What equipment do you use?

Currently I am shooting with a Nikon D800, a 36 Mega-pixel camera using a full format sensor. I also have a Nikon D700 for backup and timelapse purposes. I use Nikkor lenses with focal lengths covering everything from 14-400mm.

How important is photography to you?

It’s an addiction. I see the world through a viewfinder and feel naked when I leave my camera at home, worried that I might miss something special. Nature is my refuge and combining my love for the outdoors with my passion for photography is the perfect combo for me. It’s a perfect way to enjoy my spare time freeing me from all those daily chores and problems.

Your favourite and most inspiring location?

That is a very difficult question. I wouldn’t say that I have one special location but many. It is a dilemma because all of the places I have visited I would love to return to again and again but there are also new travel destinations on my bucket list and that is as long as my arm. Iceland is a definite favourite due to the remoteness and ever changing weather and scenery. The US is also a place that really fascinates me with so much diversity I could travel there indefinitely.

Your favourite photographer past or present?

There are so many wonderful and inspiring photographers. But the two that stick out in my mind are Moose Peterson and Marc Adamus, two very professional guys that devote their whole lives to the art of landscape and wildlife photography.

What are your future plans photographically speaking?

To keep shooting and develop my style further. I would like to travel to New Zealand next year, which has been on my
bucket list for quite a while now. I would like to devote all of my time to travel photography but as soon as my existance depends on earning money from it then I am worried that the enjoyment factor could be destroyed. Having said that, I still enjoy my day job creating pictures for advertising. In the future I would like to do an exhibition of my work, sell Fine Art limited editions and maybe even write a book. Let’s see.
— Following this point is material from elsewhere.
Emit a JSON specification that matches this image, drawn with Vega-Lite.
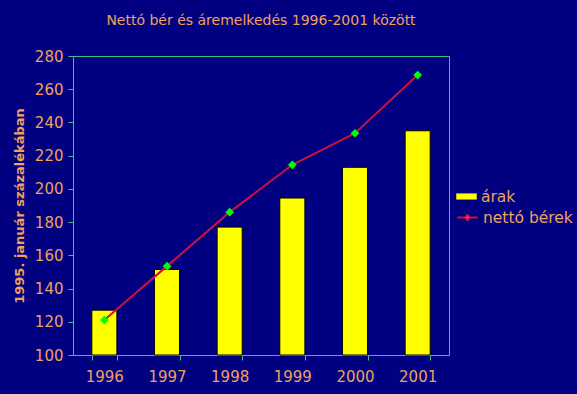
{
  "$schema": "https://vega.github.io/schema/vega-lite/v6.json",
  "width": 376,
  "height": 299,
  "autosize": "none",
  "padding": {"left": 73, "top": 56, "right": 128, "bottom": 39},
  "background": "#000080",
  "title": {
    "text": "Nettó bér és áremelkedés 1996-2001 között",
    "font": "DejaVu Sans",
    "fontSize": 14,
    "fontWeight": "normal",
    "color": "#f0a060",
    "anchor": "middle",
    "offset": 21
  },
  "config": {
    "view": {"stroke": "#40c090", "strokeWidth": 1, "fill": "#000080"},
    "axis": {
      "labelFont": "DejaVu Sans",
      "labelFontSize": 15,
      "labelColor": "#f0a060",
      "labelOverlap": false,
      "titleFont": "DejaVu Sans",
      "titleColor": "#f0a060",
      "domainColor": "#40c090",
      "tickColor": "#40c090",
      "tickSize": 5,
      "grid": false
    },
    "legend": {
      "labelFont": "DejaVu Sans",
      "labelFontSize": 15.5,
      "labelColor": "#f0a060",
      "title": null
    }
  },
  "data": {
    "values": [
      {"year": "1996", "arak": 127, "berek": 121},
      {"year": "1997", "arak": 151.5, "berek": 153.5},
      {"year": "1998", "arak": 177, "berek": 186},
      {"year": "1999", "arak": 194.5, "berek": 214.5},
      {"year": "2000", "arak": 213, "berek": 233.5},
      {"year": "2001", "arak": 235, "berek": 268.5}
    ]
  },
  "encoding": {
    "x": {
      "field": "year",
      "type": "ordinal",
      "scale": {"paddingInner": 0.6, "paddingOuter": 0.3},
      "axis": {
        "title": null,
        "labelAngle": 0,
        "tickBand": "extent",
        "labelPadding": 9
      }
    }
  },
  "layer": [
    {
      "mark": {"type": "bar", "stroke": "#000000", "strokeWidth": 1},
      "encoding": {
        "y": {
          "field": "arak",
          "type": "quantitative",
          "scale": {"domain": [100, 280], "zero": false, "nice": false},
          "axis": {
            "title": "1995. január százalékában",
            "titleFontWeight": "bold",
            "titleFontSize": 13,
            "titlePadding": 8,
            "values": [100, 120, 140, 160, 180, 200, 220, 240, 260, 280],
            "labelOverlap": false,
            "labelPadding": 5
          }
        },
        "y2": {"datum": 100},
        "fill": {
          "datum": "árak",
          "type": "nominal",
          "scale": {"range": ["#ffff00"]},
          "legend": {
            "orient": "none",
            "legendX": 383,
            "legendY": 130,
            "symbolType": "M-1,-0.3H1V0.3H-1Z",
            "symbolSize": 420,
            "symbolStrokeWidth": 0
          }
        }
      }
    },
    {
      "mark": {"type": "line", "strokeWidth": 2},
      "encoding": {
        "y": {
          "field": "berek",
          "type": "quantitative",
          "scale": {"domain": [100, 280], "zero": false, "nice": false},
          "axis": {
            "title": "1995. január százalékában",
            "titleFontWeight": "bold",
            "titleFontSize": 13,
            "titlePadding": 8,
            "values": [100, 120, 140, 160, 180, 200, 220, 240, 260, 280],
            "labelOverlap": false,
            "labelPadding": 5
          }
        },
        "stroke": {
          "datum": "nettó bérek",
          "type": "nominal",
          "scale": {"range": ["#cc1040"]},
          "legend": {
            "orient": "none",
            "legendX": 383,
            "legendY": 150,
            "symbolType": "M-1,0H-0.25L0,-0.25L0.25,0L0,0.25L-0.25,0ZM0.25,0H1",
            "symbolSize": 420,
            "symbolFillColor": "#00ff00",
            "symbolStrokeWidth": 2
          }
        }
      }
    },
    {
      "mark": {"type": "point", "shape": "diamond", "filled": true, "color": "#00ff00", "size": 75, "opacity": 1},
      "encoding": {
        "y": {
          "field": "berek",
          "type": "quantitative",
          "scale": {"domain": [100, 280], "zero": false, "nice": false},
          "axis": {
            "title": "1995. január százalékában",
            "titleFontWeight": "bold",
            "titleFontSize": 13,
            "titlePadding": 8,
            "values": [100, 120, 140, 160, 180, 200, 220, 240, 260, 280],
            "labelOverlap": false,
            "labelPadding": 5
          }
        }
      }
    }
  ]
}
What advice would you give to a budding young photographer?

Get out there and practice, practice, practice. Cameras don’t make good photographers, unfortunately many think this is so. A good camera and lens is just the start but training the eye to see things that others don’t is a life long task. Being in the right place at the right time, judging weather conditions, good planning etc. All these things come with experience over the years. Photography can be a lonely job involving a lot of personal sacrifice, it can become an obsession. I too, although only a hobbyist wonder why I get so involved in what I do, well, it has to do with passion and getting that perfect shot where everything comes together at once.

May I use your photos for my blog or a school project?
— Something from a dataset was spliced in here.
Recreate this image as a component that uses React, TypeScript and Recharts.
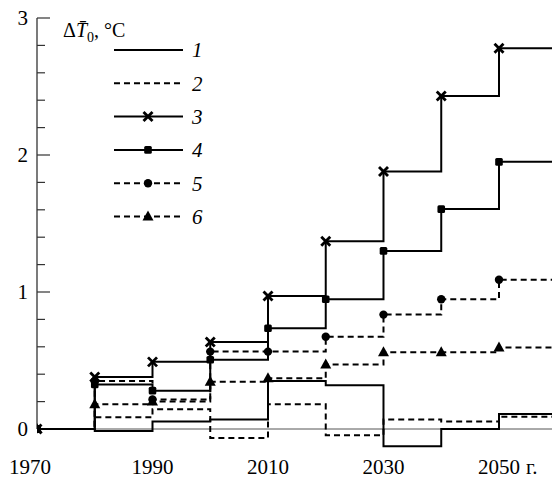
import React from 'react';
import { LineChart, Line, XAxis, YAxis, ReferenceLine, Legend } from 'recharts';

const years = [1970, 1980, 1990, 2000, 2010, 2020, 2030, 2040, 2050];
const s1 = [0, -0.015, 0.055, 0.07, 0.35, 0.32, -0.125, 0.0, 0.11];
const s2 = [0, 0.085, 0.145, -0.065, 0.18, -0.045, 0.07, 0.055, 0.09];
const s3 = [0, 0.38, 0.49, 0.635, 0.97, 1.37, 1.88, 2.43, 2.78];
const s4 = [0, 0.325, 0.28, 0.505, 0.735, 0.947, 1.3, 1.605, 1.95];
const s5 = [0, 0.35, 0.215, 0.565, 0.565, 0.674, 0.835, 0.947, 1.09];
const s6 = [0, 0.18, 0.2, 0.345, 0.37, 0.47, 0.56, 0.56, 0.595];

const seriesNames = ['1', '2', '3', '4', '5', '6'];
const seriesKeys = ['s1', 's2', 's3', 's4', 's5', 's6'];
const seriesDashed = [false, true, false, false, true, true];
const seriesMarkers = ['none', 'none', 'cross', 'square', 'circle', 'triangle'];

const xTicks = [1970, 1990, 2010, 2030, 2050];
const xTickLabels = ['1970', '1990', '2010', '2030', '2050 г.'];
const yTicks = [0, 0.2, 0.4, 0.6, 0.8, 1, 1.2, 1.4, 1.6, 1.8, 2, 2.2, 2.4, 2.6, 2.8, 3];
const endYear = 2060; // last step continues to the right edge

const allSeries = [s1, s2, s3, s4, s5, s6];
const rows: any[] = years.map((yr, i) => {
  const r: any = { year: yr };
  seriesKeys.forEach((k, j) => (r[k] = allSeries[j][i]));
  return r;
});
{
  const last: any = { year: endYear, ext: true };
  seriesKeys.forEach((k, j) => (last[k] = allSeries[j][years.length - 1]));
  rows.push(last);
}

const FONT = 'Liberation Serif, Tinos, Times New Roman, serif';
const txt = (extra: any = {}) => ({ fontFamily: FONT, fontSize: 21, ...extra });

function Marker({ shape, cx, cy }: { shape: string; cx: number; cy: number }) {
  if (shape === 'cross') {
    const d = 4.5;
    return (
      <g stroke="#000" strokeWidth={2.8} strokeLinecap="butt">
        <line x1={cx - d} y1={cy - d} x2={cx + d} y2={cy + d} />
        <line x1={cx - d} y1={cy + d} x2={cx + d} y2={cy - d} />
      </g>
    );
  }
  if (shape === 'square') {
    return <rect x={cx - 3.8} y={cy - 3.8} width={7.6} height={7.6} rx={1.5} fill="#000" />;
  }
  if (shape === 'circle') {
    return <circle cx={cx} cy={cy} r={4.2} fill="#000" />;
  }
  if (shape === 'triangle') {
    return <polygon points={`${cx},${cy - 6} ${cx - 5.5},${cy + 4} ${cx + 5.5},${cy + 4}`} fill="#000" />;
  }
  return null;
}

const YTick = (props: any) => {
  const { x, y, payload } = props;
  const v = payload.value;
  const major = Math.abs(v - Math.round(v)) < 1e-6;
  return (
    <g>
      {v > 0 && (
        <line x1={x} x2={x + (major ? 13 : 8)} y1={y} y2={y} stroke="#333" strokeWidth={1.2} />
      )}
      {major && (
        <text x={x - 9} y={y} dy="0.35em" textAnchor="end" style={txt()} fill="#000">
          {String(Math.round(v))}
        </text>
      )}
    </g>
  );
};

const XTick = (props: any) => {
  const { x, y, payload, index } = props;
  const i = xTicks.indexOf(payload.value);
  const label = xTickLabels[i >= 0 ? i : index] || '';
  const parts = label.split(' ');
  const shift = i === 0 ? -7 : 0;
  return (
    <g>
      <text x={x + shift} y={y + 17.5} textAnchor="middle" style={txt()} fill="#000">
        {parts[0]}
      </text>
      {parts.length > 1 && (
        <text x={x + 27} y={y + 17.5} textAnchor="start" style={txt()} fill="#000">
          {parts.slice(1).join(' ')}
        </text>
      )}
    </g>
  );
};

const LegendContent = () => {
  const rowY = (k: number) => 20 + k * 33.3;
  return (
    <svg width={130} height={210} style={{ overflow: 'visible', display: 'block' }}>
      {seriesNames.map((name, k) => (
        <g key={name}>
          <line
            x1={14}
            x2={83}
            y1={rowY(k)}
            y2={rowY(k)}
            stroke="#000"
            strokeWidth={2}
            strokeDasharray={seriesDashed[k] ? '6 4' : undefined}
          />
          <Marker shape={seriesMarkers[k]} cx={48} cy={rowY(k)} />
          <text x={92} y={rowY(k)} dy="0.35em" style={txt({ fontStyle: 'italic' })} fill="#000">
            {name}
          </text>
        </g>
      ))}
    </svg>
  );
};

const YLabel = () => (
  <text x={63} y={37} style={txt({ fontSize: 20 })} fill="#000">
    Δ
    <tspan style={{ fontStyle: 'italic' }}>T̄</tspan>
    <tspan dy={5} style={{ fontSize: 14 }}>0</tspan>
    <tspan dy={-5}>, °C</tspan>
  </text>
);

export default function App() {
  return (
    <div style={{ position: 'absolute', left: 0, top: 0, width: 552, height: 478, background: '#fff' }}>
      <LineChart
        width={552}
        height={478}
        data={rows}
        margin={{ top: 18, right: 0, bottom: 0, left: 0 }}
      >
        <XAxis
          dataKey="year"
          type="number"
          domain={[1970, 2059.18]}
          allowDataOverflow
          ticks={xTicks}
          interval={0}
          tick={<XTick />}
          tickLine={false}
          axisLine={false}
          tickSize={0}
          tickMargin={0}
          height={21.6}
        />
        <YAxis
          type="number"
          domain={[-0.2, 3]}
          allowDataOverflow
          ticks={yTicks}
          interval={0}
          tick={<YTick />}
          tickLine={false}
          axisLine={false}
          tickSize={0}
          tickMargin={0}
          width={37}
          label={{ content: () => <YLabel /> }}
        />
        <ReferenceLine y={0} stroke="#555" strokeWidth={1} />
        <ReferenceLine
          segment={[
            { x: 1970, y: 0 },
            { x: 1970, y: 3 },
          ]}
          stroke="#333"
          strokeWidth={1.3}
        />
        {seriesKeys.map((k, j) => (
          <Line
            key={k}
            dataKey={k}
            name={seriesNames[j]}
            type="stepAfter"
            stroke="#000"
            strokeWidth={2}
            strokeDasharray={seriesDashed[j] ? '6 4' : undefined}
            isAnimationActive={false}
            activeDot={false}
            dot={(p: any) =>
              p.payload.ext || seriesMarkers[j] === 'none' ? (
                <g key={`${k}-${p.index}`} />
              ) : (
                <g key={`${k}-${p.index}`}>
                  <Marker shape={seriesMarkers[j]} cx={p.cx} cy={p.cy} />
                </g>
              )
            }
          />
        ))}
        <Legend
          layout="vertical"
          align="center"
          verticalAlign="middle"
          wrapperStyle={{ left: 100, top: 30, width: 130, height: 210 }}
          content={() => <LegendContent />}
        />
      </LineChart>
    </div>
  );
}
I get regular requests asking for permission to use my images for various reasons. Please note first and foremost that all the images on this site are copyright protected and may not be used for commercial or personal use without prior permission. If you want to share a photo on your personal blog or website that is fine, just make sure to credit the work properly. If you’d like to use an image for any other reason please inquire here.

How much of a role does technology play in your everyday life?
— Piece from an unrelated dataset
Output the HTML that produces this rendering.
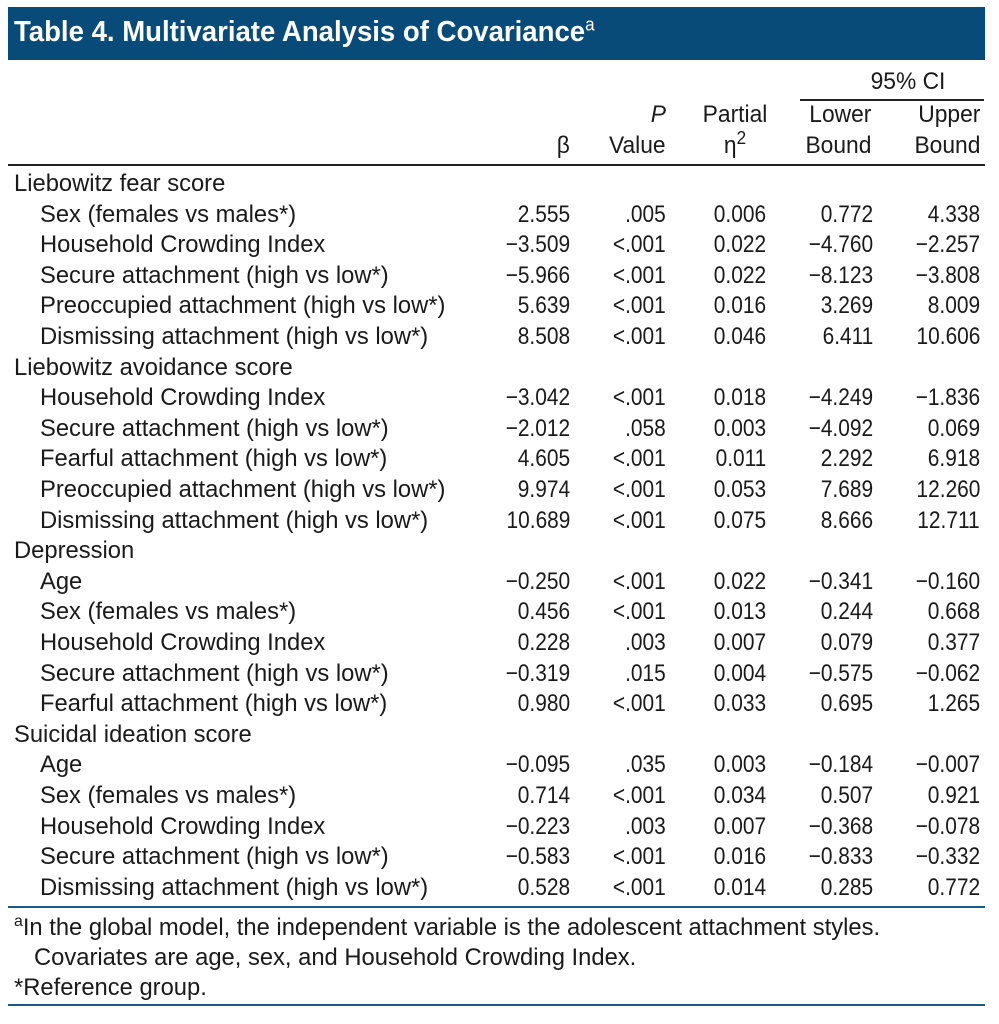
<!DOCTYPE html>
<html><head><meta charset="utf-8">
<style>
html,body{margin:0;padding:0;background:#fff;}
#wrap{position:relative;width:999px;height:1024px;overflow:hidden;font-family:"Liberation Sans",Arial,sans-serif;color:#1a1a1a;}
.t{position:absolute;font-size:24px;line-height:28px;white-space:nowrap;transform:scaleX(0.87);}
.h{transform:scaleX(0.95);}
.lab{transform:scaleX(0.99);}
.l{transform-origin:left center;}
.r{transform-origin:right center;text-align:right;}
.c{transform-origin:center center;text-align:center;}
.rule{position:absolute;height:2px;}
sup{line-height:0;}
</style></head>
<body>
<div id="wrap">
  <div style="position:absolute;left:8px;top:7px;width:977px;height:53px;background:#084a78;"></div>
  <div class="t l" style="left:14px;top:16px;color:#fff;font-size:29px;line-height:32px;font-weight:bold;transform:scaleX(0.95);">Table 4. Multivariate Analysis of Covariance<sup style="font-size:18px;font-weight:normal;">a</sup></div>

  <div class="t c h" style="left:840px;width:136px;top:68px;">95% CI</div>
  <div class="rule" style="left:800px;top:99px;width:184px;background:#222;"></div>

  <div class="t r h" style="right:429px;top:132px;">β</div>
  <div class="t r h" style="right:333px;top:101px;"><i>P</i></div>
  <div class="t r h" style="right:333px;top:132px;">Value</div>
  <div class="t c h" style="left:690px;width:90px;top:101px;">Partial</div>
  <div class="t c h" style="left:690px;width:90px;top:132px;">η<sup style="font-size:18px;">2</sup></div>
  <div class="t r h" style="right:128px;top:101px;">Lower</div>
  <div class="t r h" style="right:128px;top:132px;">Bound</div>
  <div class="t r h" style="right:19px;top:101px;">Upper</div>
  <div class="t r h" style="right:19px;top:132px;">Bound</div>
  <div class="rule" style="left:8px;top:164px;width:977px;background:#222;"></div>

  <div id="rows"></div>

  <div class="rule" style="left:8px;top:906px;width:977px;background:#1b5a86;"></div>
  <div class="t l lab" style="left:14px;top:914px;"><sup style="font-size:16px;">a</sup>In the global model, the independent variable is the adolescent attachment styles.</div>
  <div class="t l lab" style="left:34px;top:944px;">Covariates are age, sex, and Household Crowding Index.</div>
  <div class="t l lab" style="left:14px;top:974px;">*Reference group.</div>
  <div class="rule" style="left:8px;top:1004px;width:977px;background:#1b5a86;"></div>
</div>
<script>
const labels=["Liebowitz fear score","Sex (females vs males*)","Household Crowding Index","Secure attachment (high vs low*)","Preoccupied attachment (high vs low*)","Dismissing attachment (high vs low*)","Liebowitz avoidance score","Household Crowding Index","Secure attachment (high vs low*)","Fearful attachment (high vs low*)","Preoccupied attachment (high vs low*)","Dismissing attachment (high vs low*)","Depression","Age","Sex (females vs males*)","Household Crowding Index","Secure attachment (high vs low*)","Fearful attachment (high vs low*)","Suicidal ideation score","Age","Sex (females vs males*)","Household Crowding Index","Secure attachment (high vs low*)","Dismissing attachment (high vs low*)"];
const betas=["","2.555","\u22123.509","\u22125.966","5.639","8.508","","\u22123.042","\u22122.012","4.605","9.974","10.689","","\u22120.250","0.456","0.228","\u22120.319","0.980","","\u22120.095","0.714","\u22120.223","\u22120.583","0.528"];
const pvals=["",".005","<.001","<.001","<.001","<.001","","<.001",".058","<.001","<.001","<.001","","<.001","<.001",".003",".015","<.001","",".035","<.001",".003","<.001","<.001"];
const etas=["","0.006","0.022","0.022","0.016","0.046","","0.018","0.003","0.011","0.053","0.075","","0.022","0.013","0.007","0.004","0.033","","0.003","0.034","0.007","0.016","0.014"];
const lowers=["","0.772","\u22124.760","\u22128.123","3.269","6.411","","\u22124.249","\u22124.092","2.292","7.689","8.666","","\u22120.341","0.244","0.079","\u22120.575","0.695","","\u22120.184","0.507","\u22120.368","\u22120.833","0.285"];
const uppers=["","4.338","\u22122.257","\u22123.808","8.009","10.606","","\u22121.836","0.069","6.918","12.260","12.711","","\u22120.160","0.668","0.377","\u22120.062","1.265","","\u22120.007","0.921","\u22120.078","\u22120.332","0.772"];
const rows=document.getElementById('rows');
const rights=[429,333,233,126,19];
const colNames=['beta','p-value','partial-eta','lower-bound','upper-bound'];
labels.forEach((lab,i)=>{
  const top=170+i*30.6;
  const isGroup=betas[i]==="";
  const d=document.createElement('div');
  d.className='t l lab';
  d.style.left=(isGroup?14:40)+'px';
  d.style.top=top+'px';
  d.textContent=lab;
  
  
  rows.appendChild(d);
  if(isGroup)return;
  [betas[i],pvals[i],etas[i],lowers[i],uppers[i]].forEach((v,j)=>{
    const c=document.createElement('div');
    c.className='t r';
    c.style.right=rights[j]+'px';
    c.style.top=top+'px';
    c.textContent=v;
    
    
    rows.appendChild(c);
  });
});
</script>
</body></html>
I am often confronted with questions about sensor sizes, tech spec of equipment and also to the shooting data of my pictures. As soon as I say that I make pictures and don’t test or sell equipment for a particular manufacturer this usually kills the conversation before it starts. Of course without good equipment the “Technical” quality of a picture isn’t ensured and over the years you realize that buying better quality lenses for example is a necessity to ensure your own growing quality assurance. Generally though I find good light and composition a lot more important than noise levels and sharpness. What’s the use of a technically perfect shot if the exposure, composition or suspense is missing? Those who like to discuss new product releases and updates to software are generally those looking for the perfect camera that will make the perfect picture for them, but what’s the point of that and of course, where is the fun factor? Thank God that this is still left to the ability of the photographer.

What kind of Post Processing workflow do you use?

This is quite a complex question to answer and for this reason I will be writing a tutorial to this end in the near future. In brief though I do try to get the picture on site, in camera as good as I can to minimize the effort needed in the digital darkroom afterwards. This is not always possible with distracting details in the pictures or sensor dust spots and contrast lacking pictures just to name a few of the visually unpleasing instances. To cut the story short I use DXO Optics Pro for the RAW conversion and am getting gradually more into Lightroom again. Once converted I use Photoshop CC for the finishing touches, especially for the “handwork” retouching issues. I also use Nik filters now and again to add grain or a particular look etc.

Is there a negative attribute to travel photography?

Weight! The biggest pain in the butt is having to carry a fully loaded rucksack of around 7-8kg with you the whole day especially without the use of a car. The biggest hassle is carrying a tripod in addition, they are cumbersome and with a good head still too heavy. I find it is often a difficult decision to take one with me but without it you will almost always miss good opportunities especially in the evening or by long exposures. It does happen though that you take it with you and don’t use it at all. C’est la Vie!

If you had a wish granted regarding your hobby what would that be?

Time & money. Having a full-time job requires spending a lot of time not doing that what one would like to do most that’s something we all have to live with. Travelling requires good organization and funding. Photography takes up most of my spare time, if I’m not out somewhere on a shoot then I am in front of the computer sorting, processing material, archiving and developing the website further with articles and imagery.